Why does FCC need such diverse foster carers?
To start with, fostering should always be inclusive. Anyone, no matter what background, ethnicity, sexual orientation or religious belief, should be encouraged to make a difference to a child’s life. Diversity and inclusion is at the heart of what The Foster Care Co-operative stands for, extending to all areas of the agency, including staff recruitment.
More specifically, FCC seeks diverse carers because the children who need foster homes are equally as diverse. Of course, foster carers have the ability to be flexible with any child in their care. Some adjustments may need to be made within the home to cater for, say, a religious-specific diet. But generally, foster carers are able to adapt, adjust and care for a child no matter what their background or needs may be. And that’s why they are amazing people.
Sometimes, however, there is such a specific match required that it demands a certain type of person with specialist experience or a specific skill set. One of FCC’s foster carers has significant experience in the area of Foetal Alcohol Spectrum Disorder. As a result, they were able to care for a child affected by that condition, bringing their knowledge and expertise in that area to the forefront. Other times, a diverse pool of carers could mean that ethnic or religious-based matches could be specifically catered for.
In 2018, FCC approved their first deaf foster carer – a teacher of British Sign Language. Local Authorities were contacted, and three months later our carer was able to offer a short-term home to a deaf young person. Due to the outstanding ‘match’, the carer had an excellent understanding of the child’s needs. Consequently, the young person went on to thrive in his foster home and the young person’s social worker commented that the carer offered him ‘good wrap-around care’. The carer has gone on to recommend FCC to other deaf colleagues who may be interested in fostering.

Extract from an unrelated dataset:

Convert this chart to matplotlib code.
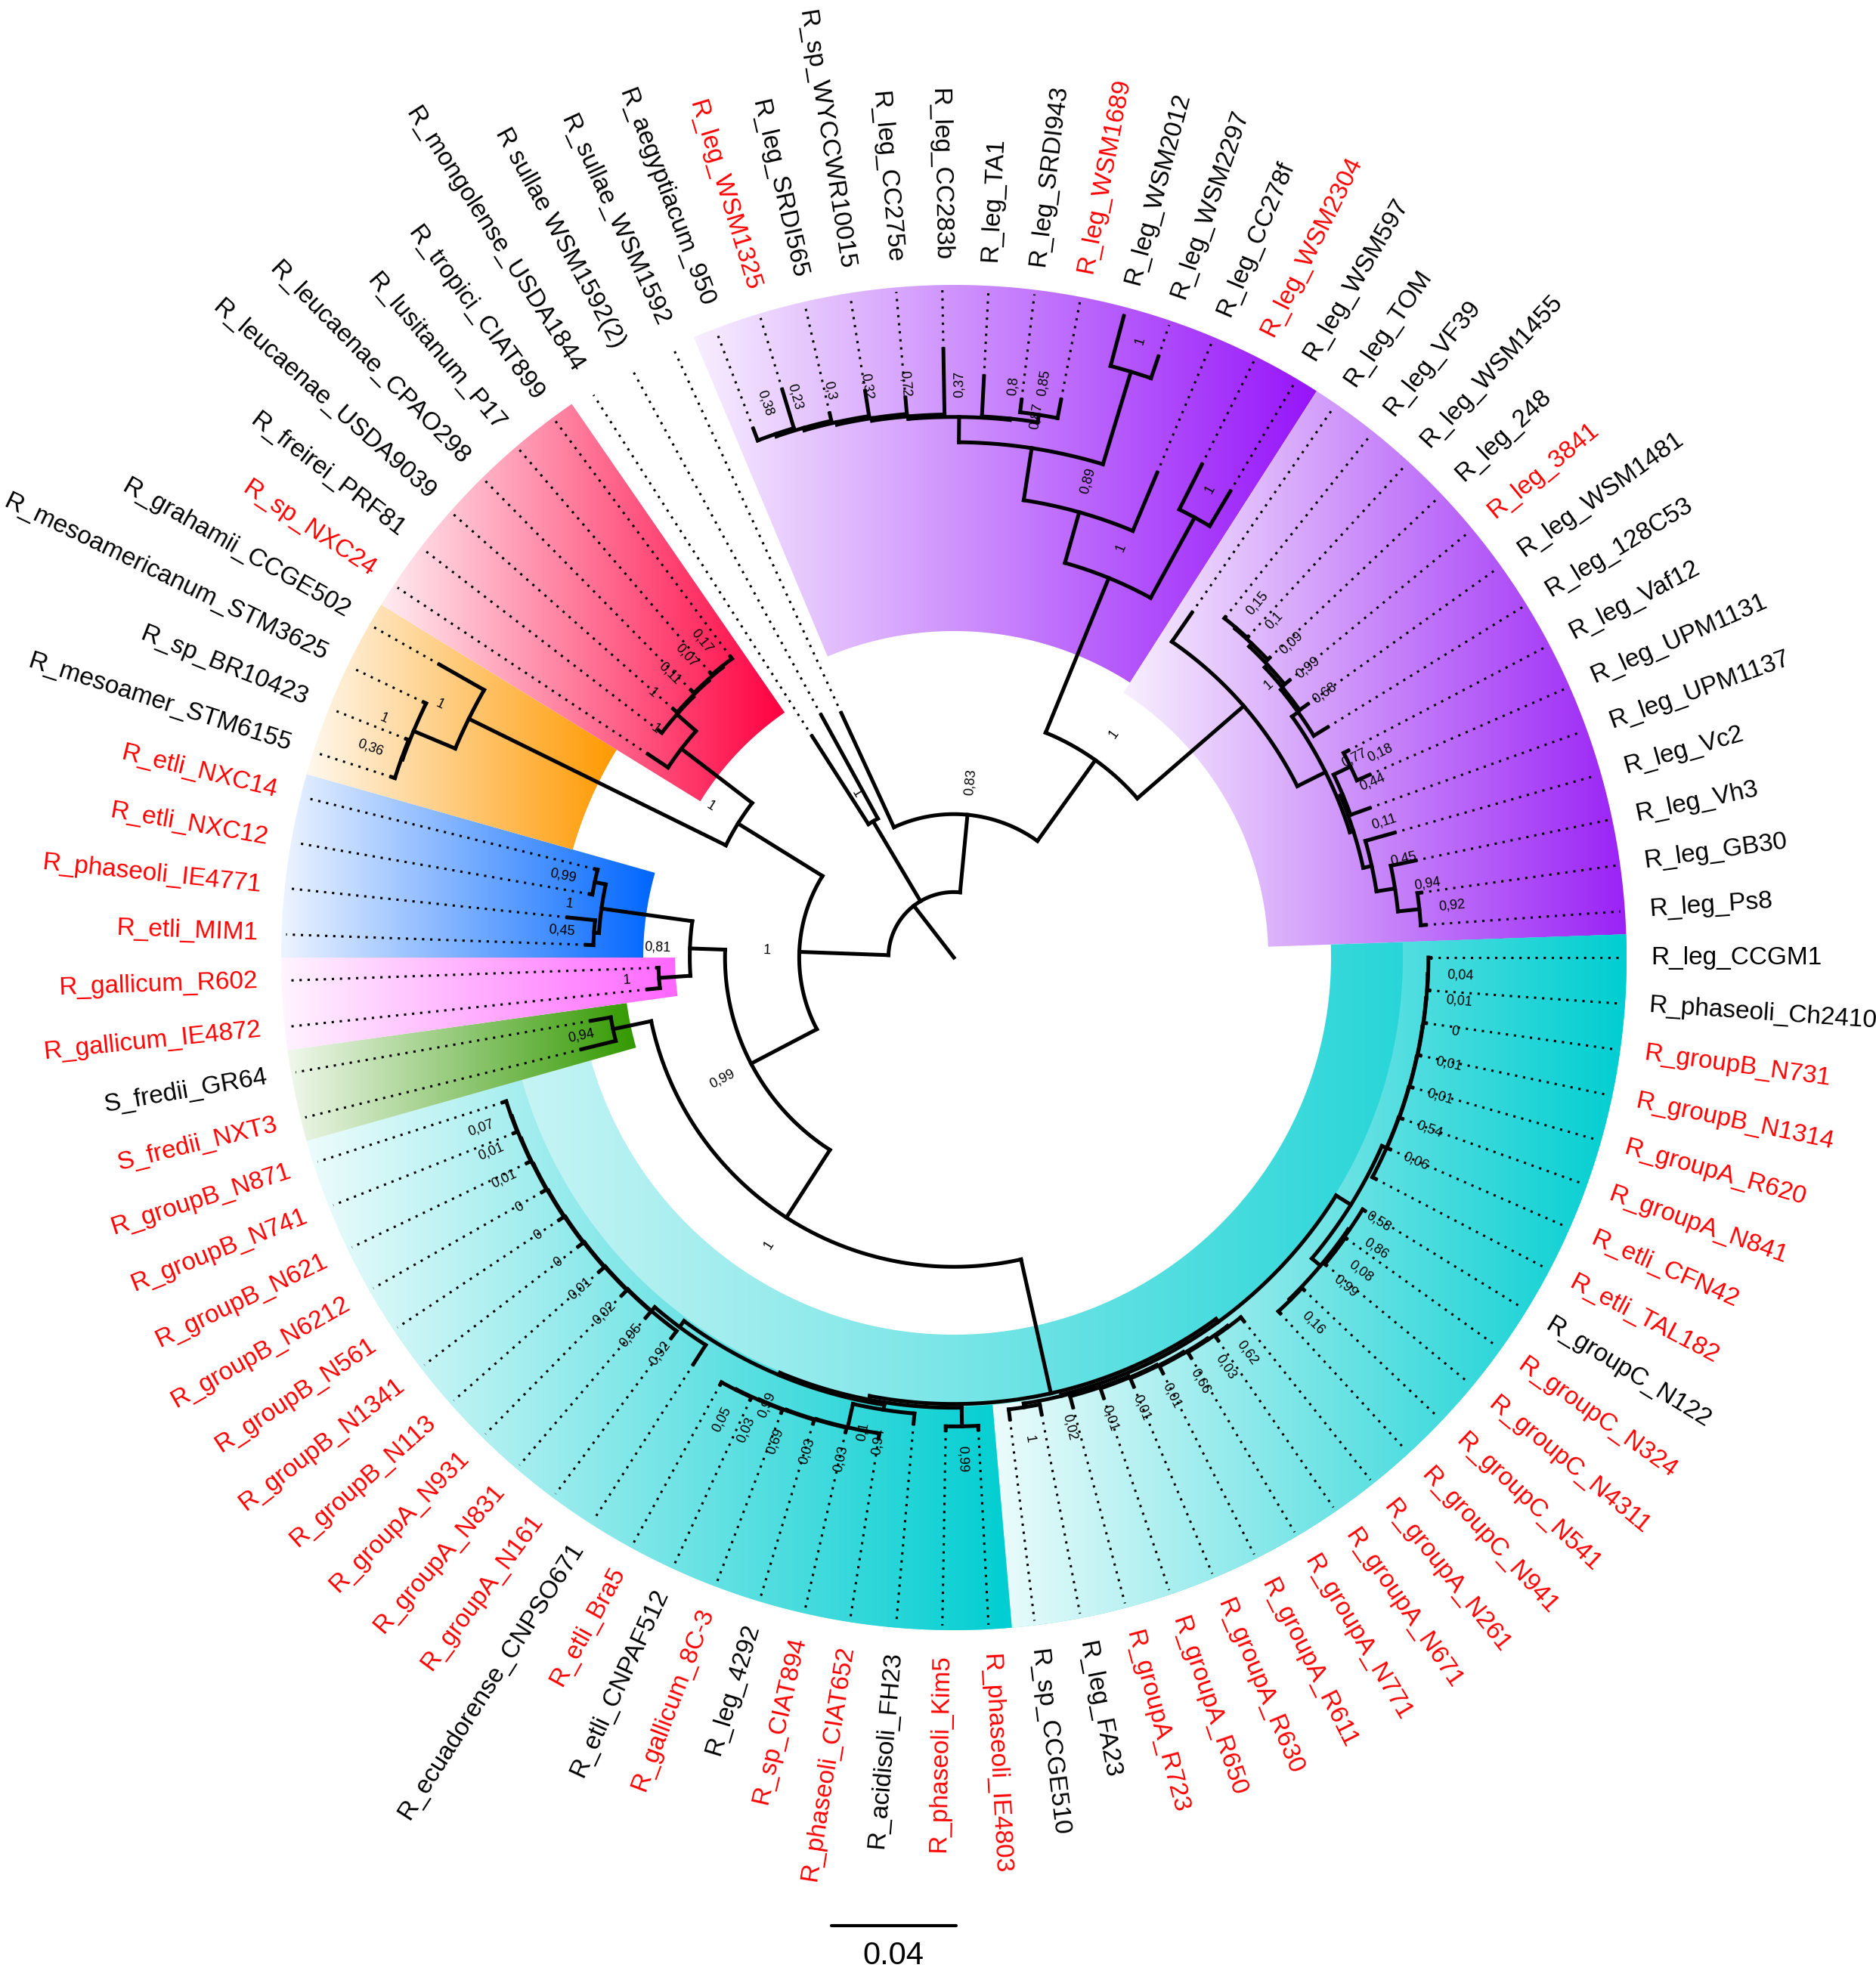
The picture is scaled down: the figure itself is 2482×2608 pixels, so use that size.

On a different note, one of FCC’s social workers took part in a two-year research project along with the University of Worcester. The research was commissioned to look into the barriers that disabled people may face when wanting to become foster carers, and if these barriers could be removed. After all, if people with disabilities could care for a child with a disability, what greater match could there be? Even before the research had commenced, FCC were looking at the language used around the medical and health aspects of its fostering application process. Phrases such as ‘fit and healthy’ were replaced with ‘do you have the capacity and stamina to foster?’, with a footnote stating that ‘having a disability or health (physical or mental) condition wouldn’t preclude you from becoming a foster carer in itself.’
FCC became members of New Family Social, a UK charity dedicated to help and guide LGBT+ people who are considering fostering or adoption. New Family Social offer free memberships to carers within a joining agency, so some of FCC’s foster carers requested memberships to help support any children placed with them who may identify as LGBT+.
In advertising, and on their website, FCC display multi-cultural images, to further reinforce their inclusive values and objectives.
There are, however, general fostering regulations that dictate the basic initial fostering requirements, such as having at least one spare bedroom, and being aged 18 years or over. There are also other criteria that all applicants would need to satisfy as part of the foster carer assessment process.
Inclusion isn’t a tick box or a gesture of diversity. At FCC, it’s based on finding the best possible carer-to-child match. That means finding, training and nurturing a diverse range of foster carers. That way, children’s time in the care system can hopefully be the best that it can possibly be.